Demikian dikatakan pengamat parlemen Sebastian Salang dalam acara Polemik Sindo Radio bertajuk "Pasal, Ente Jual Ane Beli" di Warung Daun, Cikini, Jakarta, Sabtu (19/11).
"Ini praktik yang tak mudah dibuktikan. Praktik jual beli pasal ini bukan kayak beli cabe di pasar yang konvensional. Ini praktik sangat canggih yang tak mudah dibuktikan," katanya.
Dia pun menjabarkan beberapa contoh kasus. Pada pembahasan UU Kesehatan, ada pihak yang inginkan UU itu tidak disahkan, ada yang inginkan diundur, dan ada yang ingin cepat dituntaskan.
"Akhirnya dihilangkanlah satu ayat. Sempat ada satu anggota yang masuk Badan Kehormatan dalam kasus itu, tapi kelanjutannya kasus itu tidak kita tahu," ucapnya.
Contoh lain, dimana proses pembahasan UU Otoritas Jasa Keuangan yang berjalan begitu lama 9,5 sampai 10 tahun. Lalu muncul berita heboh dan rekaman yang menuding DPR menuntut uang dari pihak Bank Indonesia demi pengesahan UU itu.
"Ini contoh dan silakan menyimpulkan. Ini praktik yang modelnya sangat canggih dan susah dibuktikan.
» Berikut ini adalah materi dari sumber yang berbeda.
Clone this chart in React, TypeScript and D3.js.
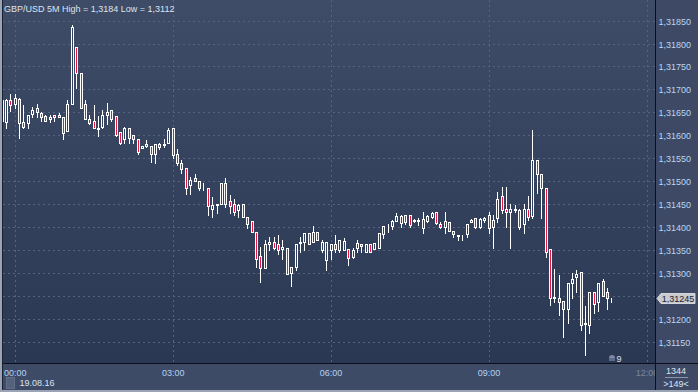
import React from 'react';
import * as d3 from 'd3';

// 5-minute candles, first one at 23:45 on 18.08.16
const startTime = new Date(2016, 7, 18, 23, 45);
const opens = [
  1.31631, 1.31629, 1.31677, 1.31669, 1.31679, 1.31629, 1.31626, 1.31646, 1.31659, 1.31648,
  1.31643, 1.31635, 1.31645, 1.31645, 1.31640, 1.31610, 1.31669, 1.31792, 1.31735, 1.31668,
  1.31635, 1.31631, 1.31614, 1.31618, 1.31645, 1.31655, 1.31642, 1.31606, 1.31592, 1.31615,
  1.31600, 1.31592, 1.31573, 1.31576, 1.31577, 1.31560, 1.31581, 1.31578, 1.31584, 1.31616,
  1.31560, 1.31540, 1.31529, 1.31491, 1.31506, 1.31501, 1.31487, 1.31485, 1.31440, 1.31447,
  1.31451, 1.31495, 1.31457, 1.31451, 1.31437, 1.31451, 1.31421, 1.31412, 1.31389, 1.31336,
  1.31311, 1.31362, 1.31368, 1.31363, 1.31351, 1.31355, 1.31300, 1.31312, 1.31365, 1.31368,
  1.31386, 1.31368, 1.31389, 1.31349, 1.31328, 1.31349, 1.31362, 1.31349, 1.31349, 1.31352,
  1.31335, 1.31355, 1.31362, 1.31346, 1.31362, 1.31352, 1.31355, 1.31384, 1.31401, 1.31402,
  1.31413, 1.31408, 1.31426, 1.31426, 1.31413, 1.31414, 1.31397, 1.31413, 1.31422, 1.31432,
  1.31406, 1.31400, 1.31411, 1.31391, 1.31382, 1.31382, 1.31384, 1.31410, 1.31419, 1.31400,
  1.31415, 1.31426, 1.31400, 1.31420, 1.31467, 1.31440, 1.31432, 1.31440, 1.31436, 1.31406,
  1.31440, 1.31424, 1.31546, 1.31515, 1.31486, 1.31351, 1.31245, 1.31246, 1.31238, 1.31221,
  1.31277, 1.31291, 1.31301, 1.31190, 1.31187, 1.31258, 1.31237, 1.31282, 1.31258, 1.31246,
];
const highs = [
  1.31685, 1.31679, 1.31690, 1.31690, 1.31681, 1.31666, 1.31645, 1.31661, 1.31669, 1.31650,
  1.31644, 1.31644, 1.31645, 1.31649, 1.31640, 1.31677, 1.31840, 1.31792, 1.31735, 1.31677,
  1.31645, 1.31666, 1.31642, 1.31655, 1.31670, 1.31655, 1.31642, 1.31606, 1.31619, 1.31615,
  1.31600, 1.31592, 1.31577, 1.31589, 1.31577, 1.31580, 1.31582, 1.31591, 1.31616, 1.31616,
  1.31569, 1.31546, 1.31529, 1.31508, 1.31515, 1.31501, 1.31495, 1.31485, 1.31466, 1.31451,
  1.31495, 1.31506, 1.31469, 1.31462, 1.31451, 1.31451, 1.31421, 1.31412, 1.31389, 1.31357,
  1.31371, 1.31379, 1.31379, 1.31382, 1.31371, 1.31355, 1.31312, 1.31362, 1.31379, 1.31386,
  1.31386, 1.31402, 1.31389, 1.31371, 1.31368, 1.31362, 1.31382, 1.31371, 1.31376, 1.31352,
  1.31354, 1.31371, 1.31362, 1.31362, 1.31362, 1.31366, 1.31386, 1.31402, 1.31406, 1.31415,
  1.31430, 1.31426, 1.31426, 1.31426, 1.31417, 1.31419, 1.31432, 1.31427, 1.31432, 1.31432,
  1.31411, 1.31433, 1.31411, 1.31391, 1.31382, 1.31383, 1.31406, 1.31417, 1.31420, 1.31419,
  1.31421, 1.31432, 1.31426, 1.31477, 1.31488, 1.31488, 1.31451, 1.31448, 1.31440, 1.31451,
  1.31468, 1.31611, 1.31546, 1.31515, 1.31486, 1.31351, 1.31308, 1.31295, 1.31238, 1.31277,
  1.31300, 1.31307, 1.31301, 1.31227, 1.31258, 1.31258, 1.31277, 1.31286, 1.31266, 1.31246,
];
const lows = [
  1.31629, 1.31615, 1.31653, 1.31660, 1.31595, 1.31615, 1.31615, 1.31640, 1.31640, 1.31632,
  1.31630, 1.31629, 1.31632, 1.31639, 1.31591, 1.31610, 1.31669, 1.31702, 1.31660, 1.31635,
  1.31625, 1.31615, 1.31599, 1.31615, 1.31625, 1.31631, 1.31599, 1.31580, 1.31584, 1.31584,
  1.31584, 1.31560, 1.31573, 1.31575, 1.31542, 1.31539, 1.31570, 1.31575, 1.31584, 1.31551,
  1.31535, 1.31517, 1.31472, 1.31472, 1.31502, 1.31480, 1.31480, 1.31426, 1.31422, 1.31431,
  1.31451, 1.31443, 1.31430, 1.31425, 1.31422, 1.31422, 1.31397, 1.31389, 1.31312, 1.31280,
  1.31311, 1.31349, 1.31351, 1.31342, 1.31331, 1.31297, 1.31271, 1.31306, 1.31346, 1.31349,
  1.31363, 1.31368, 1.31371, 1.31345, 1.31306, 1.31331, 1.31346, 1.31346, 1.31349, 1.31317,
  1.31332, 1.31346, 1.31346, 1.31346, 1.31346, 1.31352, 1.31355, 1.31375, 1.31389, 1.31395,
  1.31413, 1.31400, 1.31406, 1.31400, 1.31411, 1.31404, 1.31386, 1.31411, 1.31419, 1.31406,
  1.31397, 1.31386, 1.31391, 1.31379, 1.31371, 1.31371, 1.31379, 1.31410, 1.31397, 1.31397,
  1.31411, 1.31386, 1.31355, 1.31411, 1.31430, 1.31400, 1.31355, 1.31432, 1.31395, 1.31386,
  1.31415, 1.31419, 1.31473, 1.31420, 1.31335, 1.31230, 1.31237, 1.31208, 1.31160, 1.31191,
  1.31244, 1.31258, 1.31175, 1.31120, 1.31168, 1.31213, 1.31216, 1.31249, 1.31221, 1.31237,
];
const closes = [
  1.31677, 1.31677, 1.31665, 1.31681, 1.31627, 1.31617, 1.31645, 1.31655, 1.31650, 1.31640,
  1.31630, 1.31640, 1.31640, 1.31640, 1.31605, 1.31669, 1.31835, 1.31735, 1.31660, 1.31635,
  1.31626, 1.31615, 1.31616, 1.31645, 1.31651, 1.31635, 1.31600, 1.31584, 1.31615, 1.31594,
  1.31592, 1.31564, 1.31577, 1.31580, 1.31560, 1.31580, 1.31575, 1.31581, 1.31611, 1.31557,
  1.31540, 1.31526, 1.31485, 1.31502, 1.31501, 1.31486, 1.31488, 1.31445, 1.31448, 1.31451,
  1.31495, 1.31451, 1.31445, 1.31432, 1.31447, 1.31422, 1.31406, 1.31389, 1.31331, 1.31311,
  1.31362, 1.31368, 1.31355, 1.31349, 1.31357, 1.31297, 1.31312, 1.31362, 1.31368, 1.31386,
  1.31363, 1.31389, 1.31371, 1.31367, 1.31368, 1.31362, 1.31352, 1.31371, 1.31369, 1.31333,
  1.31349, 1.31366, 1.31359, 1.31362, 1.31346, 1.31366, 1.31386, 1.31402, 1.31402, 1.31413,
  1.31424, 1.31424, 1.31411, 1.31404, 1.31415, 1.31415, 1.31417, 1.31424, 1.31430, 1.31408,
  1.31400, 1.31413, 1.31391, 1.31384, 1.31381, 1.31383, 1.31406, 1.31415, 1.31400, 1.31417,
  1.31420, 1.31397, 1.31416, 1.31461, 1.31436, 1.31432, 1.31440, 1.31436, 1.31400, 1.31440,
  1.31421, 1.31546, 1.31515, 1.31485, 1.31346, 1.31246, 1.31247, 1.31237, 1.31221, 1.31277,
  1.31286, 1.31297, 1.31187, 1.31189, 1.31258, 1.31232, 1.31277, 1.31250, 1.31246, 1.31245,
];

const priceTicks = [1.3115, 1.312, 1.3125, 1.313, 1.3135, 1.314, 1.3145, 1.315, 1.3155, 1.316, 1.3165, 1.317, 1.3175, 1.318, 1.3185];
const timeTickLabels = ['00:00', '03:00', '06:00', '09:00', '12:00'];
const timeTickHours = [0, 3, 6, 9, 12];
const title = 'GBP/USD 5M High = 1,3184 Low = 1,3112';
const lastPrice = 1.31245;
const dateLabel = '19.08.16';
const cornerTop = '1344';
const cornerBottom = '>149<';
const barsLeft = '9';

const W = 698;
const H = 392;
const plotRight = 655;
const plotBottom = 363;
const FONT = '"Liberation Sans", Arial, sans-serif';

const fmtPrice = (p: number) => p.toFixed(5).replace('.', ',');

export default function App() {
  const x = d3
    .scaleTime()
    .domain([new Date(2016, 7, 19, 0, 0), new Date(2016, 7, 19, 12, 0)])
    .range([15.2, 647]);
  const y = d3.scaleLinear().domain([1.3115, 1.3185]).range([341.6, 20.6]);

  const candles = opens.map((o, i) => ({
    t: new Date(startTime.getTime() + i * 5 * 60 * 1000),
    o,
    h: highs[i],
    l: lows[i],
    c: closes[i],
  }));

  const red = '#e3173f';
  const white = '#ffffff';
  const ly = Math.round(y(lastPrice));

  return (
    <svg
      width={W}
      height={H}
      style={{ position: 'fixed', left: 0, top: 0, display: 'block' }}
      fontFamily={FONT}
    >
      <defs>
        <linearGradient id="plotbg" x1="0" y1="0" x2="0" y2="1">
          <stop offset="0" stopColor="#3f4c68" />
          <stop offset="1" stopColor="#2b3853" />
        </linearGradient>
        <clipPath id="plotclip">
          <rect x={3} y={0} width={plotRight - 3} height={plotBottom} />
        </clipPath>
        <clipPath id="botclip">
          <rect x={3} y={plotBottom} width={plotRight - 3} height={H - plotBottom} />
        </clipPath>
      </defs>

      {/* backgrounds */}
      <rect x={0} y={0} width={W} height={H} fill="#3d4965" />
      <rect x={3} y={0} width={plotRight - 3} height={plotBottom} fill="url(#plotbg)" />
      <rect x={3} y={plotBottom + 1} width={plotRight - 3} height={H - plotBottom - 3} fill="#3e4b67" />

      {/* grid */}
      <g clipPath="url(#plotclip)">
        {priceTicks.map((p) => (
          <line
            key={'h' + p}
            x1={3}
            x2={plotRight}
            y1={Math.round(y(p)) + 0.5}
            y2={Math.round(y(p)) + 0.5}
            stroke="#56637e"
            strokeDasharray="2,3"
          />
        ))}
        {timeTickHours.map((hh) => {
          const xx = Math.round(x(new Date(2016, 7, 19, hh, 0))) + 0.5;
          return (
            <line key={'v' + hh} x1={xx} x2={xx} y1={0} y2={plotBottom} stroke="#56637e" strokeDasharray="2,3" />
          );
        })}
      </g>

      {/* candles */}
      <g clipPath="url(#plotclip)">
        {candles.map((d, i) => {
          const cx = x(d.t);
          const left = Math.round(cx - 1.5);
          const top = Math.round(y(Math.max(d.o, d.c)));
          const bot = Math.round(y(Math.min(d.o, d.c)));
          const up = d.c >= d.o;
          return (
            <g key={i}>
              <line
                x1={left + 1.5}
                x2={left + 1.5}
                y1={Math.round(y(d.h))}
                y2={Math.round(y(d.l)) + 1}
                stroke={white}
                strokeWidth={1}
              />
              <rect
                x={left + 0.5}
                y={top + 0.5}
                width={2}
                height={Math.max(0, bot - top)}
                fill={up ? '#34415d' : red}
                stroke={white}
                strokeWidth={1}
              />
            </g>
          );
        })}
      </g>

      {/* title */}
      <text x={4} y={12} fontSize={9} fill="#dce4ef">
        {title}
      </text>

      {/* bars counter */}
      <circle cx={612} cy={358} r={3} fill="#7d8aa3" />
      <rect x={609} y={358} width={6} height={3} fill="#5d6c88" />
      <text x={616.5} y={361.5} fontSize={9} fill="#dce4ef">
        {barsLeft}
      </text>

      {/* frame lines */}
      <line x1={plotRight + 0.5} x2={plotRight + 0.5} y1={0} y2={H} stroke="#0b0f18" />
      <line x1={0} x2={W} y1={plotBottom + 0.5} y2={plotBottom + 0.5} stroke="#0b0f18" />

      {/* right price axis (the label under the last-price marker is hidden) */}
      {priceTicks
        .filter((p) => Math.abs(y(p) - y(lastPrice)) > 8)
        .map((p) => (
          <text key={'pt' + p} x={658.5} y={Math.round(y(p)) + 3.5} fontSize={9} fill="#bcd5f0">
            {fmtPrice(p)}
          </text>
        ))}

      {/* last price marker */}
      <g>
        <path
          d={`M657 ${ly + 0.5} L661 ${ly - 4.5} L695 ${ly - 4.5} L695 ${ly + 5.5} L661 ${ly + 5.5} Z`}
          fill="#c9cbcf"
          stroke="#e9eaec"
          strokeWidth={0.8}
        />
        <text x={678} y={ly + 4} fontSize={9} fill="#1c2230" textAnchor="middle">
          {fmtPrice(lastPrice)}
        </text>
      </g>

      {/* bottom time axis */}
      <g clipPath="url(#botclip)">
        {timeTickLabels.map((lab, i) => {
          const xx = x(new Date(2016, 7, 19, timeTickHours[i], 0));
          const last = i === timeTickLabels.length - 1;
          return (
            <text
              key={lab}
              x={i === 0 ? 4 : xx}
              y={375.5}
              fontSize={9}
              fill={last ? '#7b879c' : '#b3d3f3'}
              textAnchor={i === 0 ? 'start' : 'middle'}
            >
              {lab}
            </text>
          );
        })}
      </g>
      <rect x={6.5} y={377.5} width={8} height={11} fill="#55627c" stroke="#6a7690" strokeWidth={0.8} />
      <text x={19.5} y={385.5} fontSize={9} fill="#dce4ef">
        {dateLabel}
      </text>

      {/* corner box */}
      <text x={676} y={374} fontSize={9} fill="#dce4ef" textAnchor="middle">
        {cornerTop}
      </text>
      <line x1={665} x2={688} y1={377.5} y2={377.5} stroke="#8995aa" />
      <text x={676} y={387} fontSize={9} fill="#dce4ef" textAnchor="middle">
        {cornerBottom}
      </text>

      {/* outer border */}
      <rect x={0} y={0} width={2} height={H} fill="#9aa4b4" />
      <rect x={2} y={0} width={1} height={H} fill="#1a2131" />
      <rect x={0} y={H - 2} width={W} height={2} fill="#9aa4b4" />
    </svg>
  );
}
Kalau Sebastian Salang diminta tunjukkan kuitansi, maka tidak mungkin, karena demikian canggih," ucapnya.
Pernyataan Mahfud itu disebutnya sebagai peringatan dini, bahwa bangsa ini dalam keadaan bahaya kalau kebijakannya penuh transaksi.
Ada modus kalau UU itu dianggap bahaya oleh
stakeholder, maka UU itu tak jadi disahkan. Maka kalau tak jadi, itu akan disebut sebagai prioritas DPR, tapi nyatanya tidak pernah dibahas tiap tahun. Strategi berikutnya, UU disahkan tapi pasalnya kompromis sehingga tak terlalu merugikan
stakeholder.
"Persisnya saya bukan bilang jual beli pasal, tapi jual beli kepentingan. Misalnya UU Minerba. Apa kepentingan bangsa dan pengusaha? Itu kan luar biasa besarnya. Ini bukan urusan seorang anggota saja, bukan partai saja tapi sebuah pertarungan kepentingan yang sangat besar, dimana DPR bisa gagal mempertahankan kepentingan nasional," jelasnya.